In the technical study of easel paintings, there is a long tradition of using a variety of imaging techniques to reveal a range of information to further understanding of the artworks.
The imaging techniques used range from visible images taken under different lighting conditions or magnifications, images taken using different forms of radiation e.g. infrared reflectograms and X-radiographs, to images derived from datacubes generated using new spectroscopic imaging techniques such as macro X-ray fluorescence scanning (MA-XRF) and hyperspectral imaging (his).
However, in order to extract as much information as possible from these often very large images (or datasets) – whether by visual inspection or using advanced signal processing approaches – an essential first step is to accurately align the images.
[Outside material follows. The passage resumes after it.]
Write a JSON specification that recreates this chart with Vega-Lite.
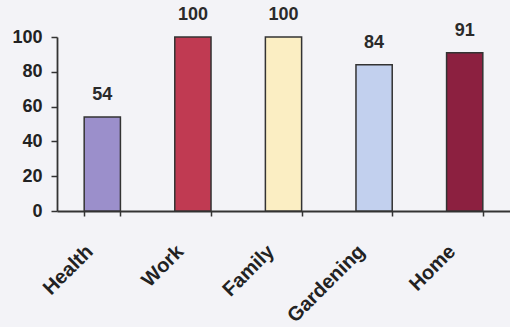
{
  "$schema": "https://vega.github.io/schema/vega-lite/v6.json",
  "autosize": "none",
  "padding": {"left": 57, "top": 37, "right": 0, "bottom": 116},
  "width": 453,
  "height": 174,
  "background": "#f3f3f7",
  "config": {
    "view": {"stroke": null},
    "font": "Liberation Sans"
  },
  "data": {
    "values": [
      {"category": "Health", "value": 54},
      {"category": "Work", "value": 100},
      {"category": "Family", "value": 100},
      {"category": "Gardening", "value": 84},
      {"category": "Home", "value": 91}
    ]
  },
  "encoding": {
    "x": {
      "field": "category",
      "type": "nominal",
      "sort": null,
      "scale": {"paddingInner": 0.6, "paddingOuter": 0.3},
      "axis": {
        "title": null,
        "labelAngle": -45,
        "labelFont": "Liberation Sans",
        "labelFontWeight": "bold",
        "labelFontSize": 20,
        "labelColor": "#222222",
        "labelPadding": 25,
        "labelOffset": -20,
        "tickBand": "extent",
        "tickSize": 5,
        "tickColor": "#333333",
        "tickWidth": 1.5,
        "domainColor": "#333333",
        "domainWidth": 1.8,
        "grid": false
      }
    },
    "y": {
      "field": "value",
      "type": "quantitative",
      "scale": {"domain": [0, 100], "nice": false},
      "axis": {
        "title": null,
        "values": [0, 20, 40, 60, 80, 100],
        "labelFont": "Liberation Sans",
        "labelFontWeight": "bold",
        "labelFontSize": 18,
        "labelColor": "#222222",
        "labelPadding": 9,
        "tickSize": 6,
        "tickColor": "#333333",
        "tickWidth": 1.5,
        "domainColor": "#333333",
        "domainWidth": 1.8,
        "grid": false
      }
    }
  },
  "layer": [
    {
      "mark": {"type": "bar", "stroke": "#333333", "strokeWidth": 1.5},
      "encoding": {
        "color": {
          "field": "category",
          "type": "nominal",
          "legend": null,
          "scale": {
            "domain": ["Health", "Work", "Family", "Gardening", "Home"],
            "range": ["#9b8fcb", "#c03a52", "#fbeec3", "#c2d0ee", "#8c2040"]
          }
        }
      }
    },
    {
      "mark": {"type": "text", "baseline": "alphabetic", "dy": -17, "fontSize": 18, "fontWeight": "bold", "color": "#2a2a2a", "font": "Liberation Sans"},
      "encoding": {"text": {"field": "value", "type": "quantitative"}}
    }
  ]
}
In image processing, the task of matching images taken, for example, at different times, from different sensors, or from different viewpoints, is known as registration. Image registration is not a problem unique to the cultural heritage sector but is also an issue in medical imaging, remote sensing, computer vision, etc. but becomes more relevant and difficult to address when trying to register multimodal images, that is images collected with different imaging techniques.
This project aims to facilitate the processing and interpretation of multimodal datasets from paintings by developing new registration methods that can automatically extract features common to different modalities and which are resilient to variation in spatial resolution as well as other form of inconsistencies and to use them for rigid or semi-rigid registration.